Aim of the exercise ▸
Quote the listing below in full and exactly as written, but omit every picture.
— BEGIN —
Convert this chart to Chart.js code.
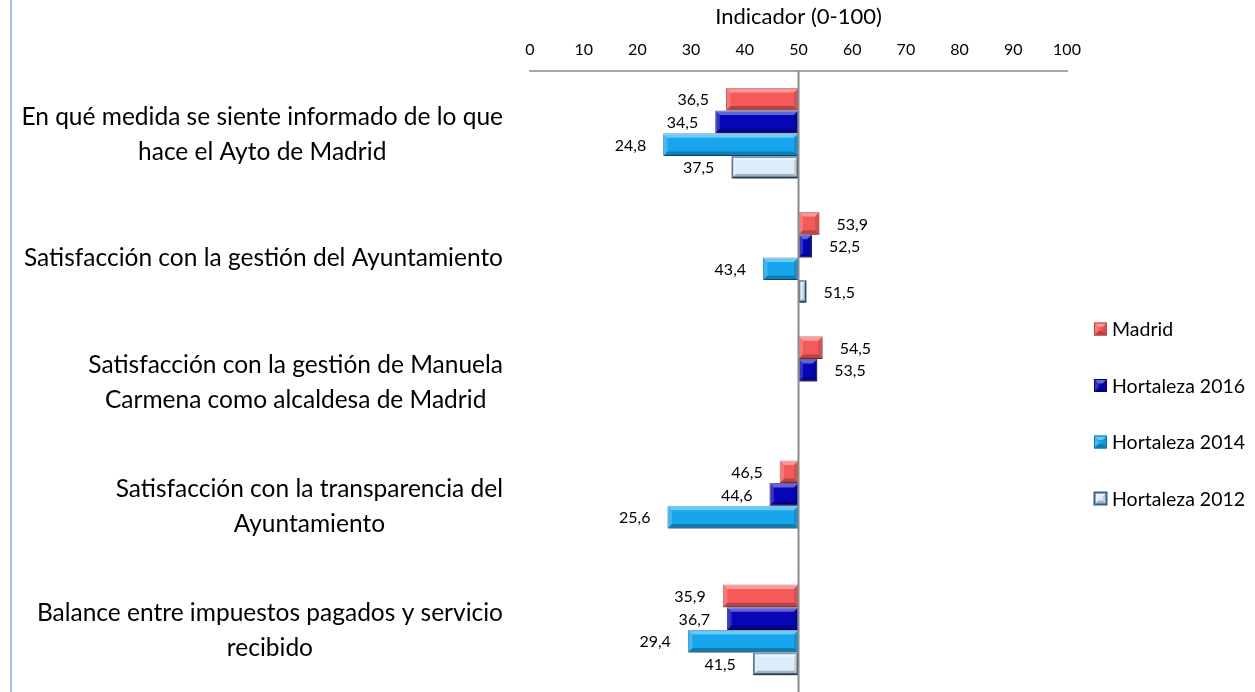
<!DOCTYPE html>
<html lang="es">
<head>
<meta charset="utf-8">
<title>Indicador (0-100)</title>
<script src="https://cdn.jsdelivr.net/npm/chart.js"></script>
<style>
  html, body { margin: 0; padding: 0; background: #fff; overflow: hidden; }
  .wrap { position: relative; width: 1255px; height: 692px; }
  .frame { position: absolute; left: 10px; top: 0; height: 692px; border-left: 2px solid #a9c3e6; }
</style>
</head>
<body>
<div class="wrap">
  <div class="frame"></div>
  <canvas id="indicador"></canvas>
</div>
<script>
// preguntas del barómetro (una entrada por línea de texto)
const categories = [
  ['En qué medida se siente informado de lo que', 'hace el Ayto de Madrid'],
  ['Satisfacción con la gestión del Ayuntamiento'],
  ['Satisfacción con la gestión de Manuela', 'Carmena como alcaldesa de Madrid'],
  ['Satisfacción con la transparencia del', 'Ayuntamiento'],
  ['Balance entre impuestos pagados y servicio', 'recibido']
];
const seriesNames = ['Madrid', 'Hortaleza 2016', 'Hortaleza 2014', 'Hortaleza 2012'];
const madrid = [36.5, 53.9, 54.5, 46.5, 35.9];
const hortaleza2016 = [34.5, 52.5, 53.5, 44.6, 36.7];
const hortaleza2014 = [24.8, 43.4, null, 25.6, 29.4];
const hortaleza2012 = [37.5, 51.5, null, null, 41.5];
const xTicks = [0, 10, 20, 30, 40, 50, 60, 70, 80, 90, 100];
const baseline = 50;

const fills = ['#f55a5a', '#0606b6', '#17a6ee', '#dcedf9'];
const borders = ['#c24444', '#000080', '#0c7dbd', '#3a5f8c'];
const borderWidths = [1, 1, 1, 2];
const FONT = 'Lato, "Open Sans", sans-serif';

// las barras salen del valor medio (50) hacia el valor de cada serie
const toRange = arr => arr.map(v => (v === null ? null : [baseline, v]));
const fmt = v => v.toFixed(1).replace('.', ',');

function bevel(ctx, L, R, T, B) {
  const b = Math.min(4.5, (R - L) / 2, (B - T) / 2);
  const poly = (pts, color) => {
    ctx.beginPath();
    ctx.moveTo(pts[0][0], pts[0][1]);
    for (let i = 1; i < pts.length; i++) ctx.lineTo(pts[i][0], pts[i][1]);
    ctx.closePath();
    ctx.fillStyle = color;
    ctx.fill();
  };
  poly([[L, T], [R, T], [R - b, T + b], [L + b, T + b]], 'rgba(255,255,255,0.38)');
  poly([[L, B], [R, B], [R - b, B - b], [L + b, B - b]], 'rgba(0,0,0,0.25)');
  poly([[L, T], [L + b, T + b], [L + b, B - b], [L, B]], 'rgba(255,255,255,0.18)');
  poly([[R, T], [R - b, T + b], [R - b, B - b], [R, B]], 'rgba(0,0,0,0.12)');
}

const barEffects = {
  id: 'barEffects',
  beforeDatasetsDraw(chart) {
    const ctx = chart.ctx;
    ctx.save();
    ctx.shadowColor = 'rgba(0,0,0,0.3)';
    ctx.shadowBlur = 5;
    ctx.shadowOffsetY = 3;
    ctx.shadowOffsetX = 1;
  },
  afterDatasetsDraw(chart) {
    const ctx = chart.ctx;
    ctx.restore();
    const area = chart.chartArea;
    const xScale = chart.scales.x;
    ctx.save();
    chart.data.datasets.forEach((ds, i) => {
      const meta = chart.getDatasetMeta(i);
      meta.data.forEach((bar, j) => {
        const raw = ds.values[j];
        if (raw === null) return;
        const p = bar.getProps(['x', 'y', 'base', 'height'], true);
        const L = Math.min(p.x, p.base), R = Math.max(p.x, p.base);
        bevel(ctx, L, R, p.y - p.height / 2, p.y + p.height / 2);
        // etiqueta de valor en el extremo de la barra
        ctx.font = '16px ' + FONT;
        ctx.fillStyle = '#000';
        ctx.textBaseline = 'middle';
        if (raw < baseline) {
          ctx.textAlign = 'right';
          ctx.fillText(fmt(raw), L - 17, p.y + 1);
        } else {
          ctx.textAlign = 'left';
          ctx.fillText(fmt(raw), R + 17, p.y + 1);
        }
      });
    });
    // eje vertical en el valor medio
    const x50 = Math.round(xScale.getPixelForValue(baseline)) - 0.5;
    ctx.strokeStyle = '#8a8a8a';
    ctx.lineWidth = 2;
    ctx.beginPath();
    ctx.moveTo(x50, area.top);
    ctx.lineTo(x50, chart.height);
    ctx.stroke();
    ctx.restore();
  }
};

// textos de las preguntas, alineados a la derecha y centrados entre sí
const categoryLabels = {
  id: 'categoryLabels',
  afterDraw(chart) {
    const ctx = chart.ctx;
    const yScale = chart.scales.y;
    const right = chart.chartArea.left - 27;
    const lineH = 35;
    ctx.save();
    ctx.font = '24.5px ' + FONT;
    ctx.fillStyle = '#000';
    ctx.textAlign = 'center';
    ctx.textBaseline = 'middle';
    categories.forEach((lines, i) => {
      const cy = yScale.getPixelForValue(i);
      const w = Math.max(...lines.map(t => ctx.measureText(t).width));
      const cx = right - w / 2;
      lines.forEach((t, k) => {
        ctx.fillText(t, cx, cy + 1 + (k - (lines.length - 1) / 2) * lineH);
      });
    });
    ctx.restore();
  }
};

// leyenda vertical a la derecha
const sideLegend = {
  id: 'sideLegend',
  afterDraw(chart) {
    const ctx = chart.ctx;
    const x0 = 1094, y0 = 329, step = 56.5, box = 13;
    ctx.save();
    ctx.font = '19.5px ' + FONT;
    ctx.textBaseline = 'middle';
    ctx.textAlign = 'left';
    chart.data.datasets.forEach((ds, i) => {
      const y = y0 + i * step;
      ctx.fillStyle = ds.backgroundColor;
      ctx.fillRect(x0, y - box / 2, box, box);
      bevel(ctx, x0, x0 + box, y - box / 2, y + box / 2);
      ctx.strokeStyle = ds.borderColor;
      ctx.lineWidth = ds.borderWidth;
      ctx.strokeRect(x0 + 0.5, y - box / 2 + 0.5, box - 1, box - 1);
      ctx.fillStyle = '#000';
      ctx.fillText(ds.label, x0 + box + 5, y + 1);
    });
    ctx.restore();
  }
};

const seriesValues = [madrid, hortaleza2016, hortaleza2014, hortaleza2012];

new Chart(document.getElementById('indicador'), {
  type: 'bar',
  data: {
    labels: categories,
    datasets: seriesValues.map((vals, i) => ({
      label: seriesNames[i],
      values: vals,
      data: toRange(vals),
      backgroundColor: fills[i],
      borderColor: borders[i],
      borderWidth: borderWidths[i],
      borderSkipped: false,
      barPercentage: 1,
      categoryPercentage: 0.73
    }))
  },
  options: {
    indexAxis: 'y',
    responsive: true,
    maintainAspectRatio: false,
    animation: false,
    layout: { padding: { left: 530, right: 188, top: 0, bottom: 0 } },
    scales: {
      x: {
        position: 'top',
        min: 0,
        max: 100,
        afterBuildTicks: scale => { scale.ticks = xTicks.map(v => ({ value: v })); },
        grid: { display: false, drawTicks: false },
        border: { display: true, color: '#a6a6a6', width: 2 },
        ticks: { padding: 12, color: '#000', font: { family: FONT, size: 16 } },
        title: {
          display: true,
          text: 'Indicador (0-100)',
          color: '#000',
          padding: { top: 6, bottom: 0 },
          font: { family: FONT, size: 22, lineHeight: 1 }
        }
      },
      y: { display: false }
    },
    plugins: {
      legend: { display: false },
      tooltip: { enabled: false }
    }
  },
  plugins: [barEffects, categoryLabels, sideLegend]
});
</script>
</body>
</html>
— END —
Exercise output ▸
Convert this chart to Chart.js code.
<!DOCTYPE html>
<html lang="es">
<head>
<meta charset="utf-8">
<title>Indicador (0-100)</title>
<script src="https://cdn.jsdelivr.net/npm/chart.js"></script>
<style>
  html, body { margin: 0; padding: 0; background: #fff; overflow: hidden; }
  .wrap { position: relative; width: 1255px; height: 692px; }
  .frame { position: absolute; left: 10px; top: 0; height: 692px; border-left: 2px solid #a9c3e6; }
</style>
</head>
<body>
<div class="wrap">
  <div class="frame"></div>
  <canvas id="indicador"></canvas>
</div>
<script>
// preguntas del barómetro (una entrada por línea de texto)
const categories = [
  ['En qué medida se siente informado de lo que', 'hace el Ayto de Madrid'],
  ['Satisfacción con la gestión del Ayuntamiento'],
  ['Satisfacción con la gestión de Manuela', 'Carmena como alcaldesa de Madrid'],
  ['Satisfacción con la transparencia del', 'Ayuntamiento'],
  ['Balance entre impuestos pagados y servicio', 'recibido']
];
const seriesNames = ['Madrid', 'Hortaleza 2016', 'Hortaleza 2014', 'Hortaleza 2012'];
const madrid = [36.5, 53.9, 54.5, 46.5, 35.9];
const hortaleza2016 = [34.5, 52.5, 53.5, 44.6, 36.7];
const hortaleza2014 = [24.8, 43.4, null, 25.6, 29.4];
const hortaleza2012 = [37.5, 51.5, null, null, 41.5];
const xTicks = [0, 10, 20, 30, 40, 50, 60, 70, 80, 90, 100];
const baseline = 50;

const fills = ['#f55a5a', '#0606b6', '#17a6ee', '#dcedf9'];
const borders = ['#c24444', '#000080', '#0c7dbd', '#3a5f8c'];
const borderWidths = [1, 1, 1, 2];
const FONT = 'Lato, "Open Sans", sans-serif';

// las barras salen del valor medio (50) hacia el valor de cada serie
const toRange = arr => arr.map(v => (v === null ? null : [baseline, v]));
const fmt = v => v.toFixed(1).replace('.', ',');

function bevel(ctx, L, R, T, B) {
  const b = Math.min(4.5, (R - L) / 2, (B - T) / 2);
  const poly = (pts, color) => {
    ctx.beginPath();
    ctx.moveTo(pts[0][0], pts[0][1]);
    for (let i = 1; i < pts.length; i++) ctx.lineTo(pts[i][0], pts[i][1]);
    ctx.closePath();
    ctx.fillStyle = color;
    ctx.fill();
  };
  poly([[L, T], [R, T], [R - b, T + b], [L + b, T + b]], 'rgba(255,255,255,0.38)');
  poly([[L, B], [R, B], [R - b, B - b], [L + b, B - b]], 'rgba(0,0,0,0.25)');
  poly([[L, T], [L + b, T + b], [L + b, B - b], [L, B]], 'rgba(255,255,255,0.18)');
  poly([[R, T], [R - b, T + b], [R - b, B - b], [R, B]], 'rgba(0,0,0,0.12)');
}

const barEffects = {
  id: 'barEffects',
  beforeDatasetsDraw(chart) {
    const ctx = chart.ctx;
    ctx.save();
    ctx.shadowColor = 'rgba(0,0,0,0.3)';
    ctx.shadowBlur = 5;
    ctx.shadowOffsetY = 3;
    ctx.shadowOffsetX = 1;
  },
  afterDatasetsDraw(chart) {
    const ctx = chart.ctx;
    ctx.restore();
    const area = chart.chartArea;
    const xScale = chart.scales.x;
    ctx.save();
    chart.data.datasets.forEach((ds, i) => {
      const meta = chart.getDatasetMeta(i);
      meta.data.forEach((bar, j) => {
        const raw = ds.values[j];
        if (raw === null) return;
        const p = bar.getProps(['x', 'y', 'base', 'height'], true);
        const L = Math.min(p.x, p.base), R = Math.max(p.x, p.base);
        bevel(ctx, L, R, p.y - p.height / 2, p.y + p.height / 2);
        // etiqueta de valor en el extremo de la barra
        ctx.font = '16px ' + FONT;
        ctx.fillStyle = '#000';
        ctx.textBaseline = 'middle';
        if (raw < baseline) {
          ctx.textAlign = 'right';
          ctx.fillText(fmt(raw), L - 17, p.y + 1);
        } else {
          ctx.textAlign = 'left';
          ctx.fillText(fmt(raw), R + 17, p.y + 1);
        }
      });
    });
    // eje vertical en el valor medio
    const x50 = Math.round(xScale.getPixelForValue(baseline)) - 0.5;
    ctx.strokeStyle = '#8a8a8a';
    ctx.lineWidth = 2;
    ctx.beginPath();
    ctx.moveTo(x50, area.top);
    ctx.lineTo(x50, chart.height);
    ctx.stroke();
    ctx.restore();
  }
};

// textos de las preguntas, alineados a la derecha y centrados entre sí
const categoryLabels = {
  id: 'categoryLabels',
  afterDraw(chart) {
    const ctx = chart.ctx;
    const yScale = chart.scales.y;
    const right = chart.chartArea.left - 27;
    const lineH = 35;
    ctx.save();
    ctx.font = '24.5px ' + FONT;
    ctx.fillStyle = '#000';
    ctx.textAlign = 'center';
    ctx.textBaseline = 'middle';
    categories.forEach((lines, i) => {
      const cy = yScale.getPixelForValue(i);
      const w = Math.max(...lines.map(t => ctx.measureText(t).width));
      const cx = right - w / 2;
      lines.forEach((t, k) => {
        ctx.fillText(t, cx, cy + 1 + (k - (lines.length - 1) / 2) * lineH);
      });
    });
    ctx.restore();
  }
};

// leyenda vertical a la derecha
const sideLegend = {
  id: 'sideLegend',
  afterDraw(chart) {
    const ctx = chart.ctx;
    const x0 = 1094, y0 = 329, step = 56.5, box = 13;
    ctx.save();
    ctx.font = '19.5px ' + FONT;
    ctx.textBaseline = 'middle';
    ctx.textAlign = 'left';
    chart.data.datasets.forEach((ds, i) => {
      const y = y0 + i * step;
      ctx.fillStyle = ds.backgroundColor;
      ctx.fillRect(x0, y - box / 2, box, box);
      bevel(ctx, x0, x0 + box, y - box / 2, y + box / 2);
      ctx.strokeStyle = ds.borderColor;
      ctx.lineWidth = ds.borderWidth;
      ctx.strokeRect(x0 + 0.5, y - box / 2 + 0.5, box - 1, box - 1);
      ctx.fillStyle = '#000';
      ctx.fillText(ds.label, x0 + box + 5, y + 1);
    });
    ctx.restore();
  }
};

const seriesValues = [madrid, hortaleza2016, hortaleza2014, hortaleza2012];

new Chart(document.getElementById('indicador'), {
  type: 'bar',
  data: {
    labels: categories,
    datasets: seriesValues.map((vals, i) => ({
      label: seriesNames[i],
      values: vals,
      data: toRange(vals),
      backgroundColor: fills[i],
      borderColor: borders[i],
      borderWidth: borderWidths[i],
      borderSkipped: false,
      barPercentage: 1,
      categoryPercentage: 0.73
    }))
  },
  options: {
    indexAxis: 'y',
    responsive: true,
    maintainAspectRatio: false,
    animation: false,
    layout: { padding: { left: 530, right: 188, top: 0, bottom: 0 } },
    scales: {
      x: {
        position: 'top',
        min: 0,
        max: 100,
        afterBuildTicks: scale => { scale.ticks = xTicks.map(v => ({ value: v })); },
        grid: { display: false, drawTicks: false },
        border: { display: true, color: '#a6a6a6', width: 2 },
        ticks: { padding: 12, color: '#000', font: { family: FONT, size: 16 } },
        title: {
          display: true,
          text: 'Indicador (0-100)',
          color: '#000',
          padding: { top: 6, bottom: 0 },
          font: { family: FONT, size: 22, lineHeight: 1 }
        }
      },
      y: { display: false }
    },
    plugins: {
      legend: { display: false },
      tooltip: { enabled: false }
    }
  },
  plugins: [barEffects, categoryLabels, sideLegend]
});
</script>
</body>
</html>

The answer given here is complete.